Jared King continues to follow the path of his older brother.
A 2010 Dublin Jerome High School graduate and outfielder, King was selected by the New York Mets in the fifth round (146th overall) of Major League Baseball's first-year draft on June 7.
He played three seasons at Kansas State University but decided to forego his senior season and signed with the Mets.
Jason King, a 2007 Jerome graduate, was drafted by the St. Louis Cardinals in the 48th round (1,406th overall) in 2007 but opted to play for Kansas State instead of turning professional. He re-entered the draft in 2011 and was selected in the fourth round (137th overall) by the Detroit Tigers.
"It's been exciting," Jared said of being drafted by the Mets and starting his pro career. "(Jason) was really happy for me when it happened. It's an exciting time for both of us. We're both chasing the same dream (of playing at the major league level), so hopefully one of us or both of us can get there someday. We'll keep grinding it out and see what happens."
Jason, 24, is a third baseman for the West Michigan Whitecaps, the Tigers''Class A affiliate in the Midwest League. Through 81 games this season, he was batting .204 with four home runs and 13 RBI.
Jared has reported to the Mets' short-season Class A affiliate, the Brooklyn Cyclones, who are in the New York-Penn League.
"It's been good so far," Jared said. "I'm enjoying myself. I had been to the Bronx before for a weekend but had never been to Brooklyn. It's been awesome. I've really enjoyed my time being in New York City."
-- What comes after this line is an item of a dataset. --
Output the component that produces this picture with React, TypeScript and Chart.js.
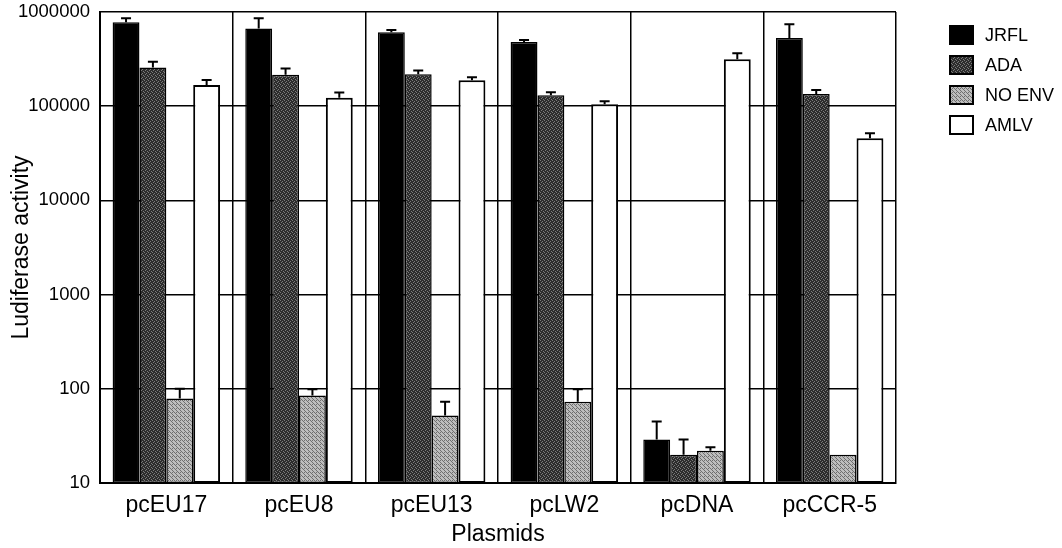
import React, { useEffect, useRef } from 'react';
import { Chart, registerables } from 'chart.js';

Chart.register(...registerables);

const categories = ['pcEU17', 'pcEU8', 'pcEU13', 'pcLW2', 'pcDNA', 'pcCCR-5'];
const seriesNames = ['JRFL', 'ADA', 'NO ENV', 'AMLV'];

const jrflValues = [780000, 670000, 610000, 480000, 29, 530000];
const jrflErrTop = [860000, 860000, 645000, 505000, 45, 740000];
const adaValues = [257000, 216000, 218000, 131000, 20, 135000];
const adaErrTop = [297000, 251000, 239000, 141000, 29, 149000];
const noEnvValues = [79, 85, 52, 73, 22, 20];
const noEnvErrTop = [100, 99, 73, 99, 24, 20];
const amlvValues = [168000, 123000, 188000, 105000, 315000, 45600];
const amlvErrTop = [190000, 140000, 203000, 113000, 364000, 51500];

const yTickValues = [10, 100, 1000, 10000, 100000, 1000000];

const FONT = '"Liberation Sans", Arial, Helvetica, sans-serif';

function makePattern(base: string, dot: string, mask: number[][]): CanvasPattern | string {
  const c = document.createElement('canvas');
  const n = mask.length;
  c.width = n;
  c.height = n;
  const g = c.getContext('2d');
  if (!g) return base;
  g.fillStyle = base;
  g.fillRect(0, 0, n, n);
  g.fillStyle = dot;
  for (let r = 0; r < n; r++) {
    for (let k = 0; k < n; k++) {
      if (mask[r][k]) g.fillRect(k, r, 1, 1);
    }
  }
  const p = g.createPattern(c, 'repeat');
  return p || base;
}

const errorBarPlugin = {
  id: 'errorBars',
  afterDatasetsDraw(chart: any) {
    const ctx = chart.ctx;
    const yScale = chart.scales.y;
    ctx.save();
    ctx.strokeStyle = '#000';
    ctx.lineWidth = 2;
    chart.data.datasets.forEach((ds: any, i: number) => {
      const meta = chart.getDatasetMeta(i);
      meta.data.forEach((bar: any, j: number) => {
        const top = ds.errTop[j];
        const yTop = bar.y;
        const yErr = yScale.getPixelForValue(top);
        if (yErr < yTop - 1) {
          ctx.beginPath();
          ctx.moveTo(bar.x, yTop);
          ctx.lineTo(bar.x, yErr);
          ctx.moveTo(bar.x - 5, yErr);
          ctx.lineTo(bar.x + 5, yErr);
          ctx.stroke();
        }
      });
    });
    ctx.restore();
  },
};

const legendPlugin = {
  id: 'boxLegend',
  afterDraw(chart: any) {
    const ctx = chart.ctx;
    ctx.save();
    const x0 = 950;
    const y0 = 26;
    const step = 30;
    const bw = 23;
    const bh = 18;
    chart.data.datasets.forEach((ds: any, i: number) => {
      const y = y0 + i * step;
      ctx.fillStyle = ds.backgroundColor;
      ctx.fillRect(x0, y, bw, bh);
      ctx.lineWidth = 2;
      ctx.strokeStyle = '#000';
      ctx.strokeRect(x0, y, bw, bh);
      ctx.fillStyle = '#000';
      ctx.font = `18px ${FONT}`;
      ctx.textBaseline = 'middle';
      ctx.textAlign = 'left';
      ctx.fillText(ds.label, x0 + bw + 12, y + bh / 2 + 1);
    });
    ctx.restore();
  },
};

export default function App() {
  const ref = useRef<HTMLCanvasElement | null>(null);

  useEffect(() => {
    if (!ref.current) return;
    const adaPat = makePattern('#2c2c2c', '#7a7a7a', [
      [1, 0, 0, 0],
      [0, 0, 1, 0],
      [0, 1, 0, 0],
      [0, 0, 0, 1],
    ]);
    const noEnvPat = makePattern('#bdbdbd', '#6e6e6e', [
      [1, 0, 1, 0],
      [0, 0, 0, 1],
      [1, 0, 0, 0],
      [0, 1, 0, 0],
    ]);
    const fills = ['#000000', adaPat, noEnvPat, '#ffffff'];
    const values = [jrflValues, adaValues, noEnvValues, amlvValues];
    const errs = [jrflErrTop, adaErrTop, noEnvErrTop, amlvErrTop];

    const chart = new Chart(ref.current, {
      type: 'bar',
      data: {
        labels: categories,
        datasets: seriesNames.map((name, i) => ({
          label: name,
          data: values[i],
          errTop: errs[i],
          backgroundColor: fills[i] as any,
          borderColor: '#000',
          borderWidth: i === 3 ? 2 : 1.5,
          borderSkipped: false,
          categoryPercentage: 0.81,
          barPercentage: 1.0,
        })) as any,
      },
      options: {
        animation: false,
        responsive: false,
        maintainAspectRatio: false,
        layout: { padding: { top: 12, right: 166, left: 0, bottom: 0 } },
        plugins: {
          legend: { display: false },
          tooltip: { enabled: false },
        },
        scales: {
          x: {
            type: 'category',
            grid: {
              display: true,
              offset: true,
              color: '#000',
              lineWidth: 1.5,
              drawTicks: false,
            },
            border: { display: true, color: '#000', width: 2 },
            ticks: {
              color: '#000',
              padding: 9,
              font: { family: FONT, size: 23 },
              maxRotation: 0,
            },
            title: {
              display: true,
              text: 'Plasmids',
              color: '#000',
              font: { family: FONT, size: 23 },
              padding: { top: 0, bottom: 0 },
            },
            afterFit: (s: any) => {
              s.height = 65;
              s.paddingLeft = 0;
              s.paddingRight = 0;
            },
          },
          y: {
            type: 'logarithmic',
            min: 10,
            max: 1000000,
            grid: {
              display: true,
              color: '#000',
              lineWidth: 1.5,
              drawTicks: false,
            },
            border: { display: true, color: '#000', width: 2 },
            ticks: {
              color: '#000',
              padding: 10,
              font: { family: FONT, size: 18.5 },
              callback: (v: any) => String(v),
            },
            afterBuildTicks: (s: any) => {
              s.ticks = yTickValues.map((v) => ({ value: v, major: false }));
            },
            title: {
              display: true,
              text: 'Ludiferase activity',
              color: '#000',
              font: { family: FONT, size: 23 },
              padding: { top: 8, bottom: 0 },
            },
            afterFit: (s: any) => {
              s.width = 100;
              s.paddingTop = 0;
              s.paddingBottom = 0;
            },
          },
        },
      },
      plugins: [errorBarPlugin, legendPlugin],
    } as any);

    return () => {
      chart.destroy();
    };
  }, []);

  return (
    <div style={{ position: 'fixed', left: 0, top: 0, width: 1062, height: 548, background: '#fff' }}>
      <canvas ref={ref} width={1062} height={548} style={{ display: 'block', width: 1062, height: 548 }} />
    </div>
  );
}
Jared, 21, grew up a fan of the Cincinnati Reds, but, not surprisingly, his allegiance has changed.
"I'm a Mets fan now," he said. "It's the team I'm playing for now and the ultimate goal is to get to the major leagues so I'm definitely a big fan of the club, and it's a great organization to be a part of, so I'm excited."
Jared, who is a switch-hitter, played center field at Jerome and Kansas State, but he has been playing left field for the Cyclones.
According to the scouting report on MLB.com, Jared's best tool is his bat and he can hit for average and power because he has "tremendous bat speed with a short stroke from both sides of the plate and the ball carries off his bat." The report said he "might be better suited for a corner outfield spot" because his arm is "his weakest tool."
This spring, Jared helped lead Kansas State to the Big 12 Conference title, which marked the program's first conference championship since 1933, and a berth in a NCAA Division I Super Regional. He hit .335 with 53 RBI, 16 doubles, two triples and seven home runs in 64 games and was named first-team all-Big 12, as the Wildcats finished 45-19.
"We had the best year in the school's history, so I couldn't ask for a better way to go out," Jared said.
As a sophomore in 2012, Jared was the Big 12 batting champion with a .378 average, earning him first-team American Baseball Coaches Association all-region and second-team all-Big 12 honors.
Overall that season, he hit .377 with 15 doubles, four triples, seven home runs and 47 RBI in 58 games.
In 2011, Jared batted .307 with 12 doubles, two triples, eight home runs and 40 RBI in 50 games and earned freshman All-American honors from Collegiate Baseball and made second-team all-Big 12.
"I was physically and mentally prepared to play at the next level (as a freshman), so the opportunity arose," Jared said. "I thought it was my time to go and I left my mark on K-State's program, and that's what I wanted to ultimately do. I think I've fulfilled that pretty well."
As a senior at Jerome, Jared batted a program-record .574 with 26 RBI in 30 games and was the Division I state and district Player of the Year and OCC-Cardinal Division Player of the Year.
"The kids in the program continually see (the King brothers), so they can put that together that the hard work and dedication can pay off down the road," Jerome coach Chris Huesman said. "We're excited about (their professional careers) and I know they are, too."
Jared credits his days at Jerome as a key to his development.
"Starting in high school, that's where it all started," he said. "You have to go back to where you're from and who got you to where you are. All the coaches at Jerome and coach Huesman definitely groomed me into who I am today. I can't thank them enough."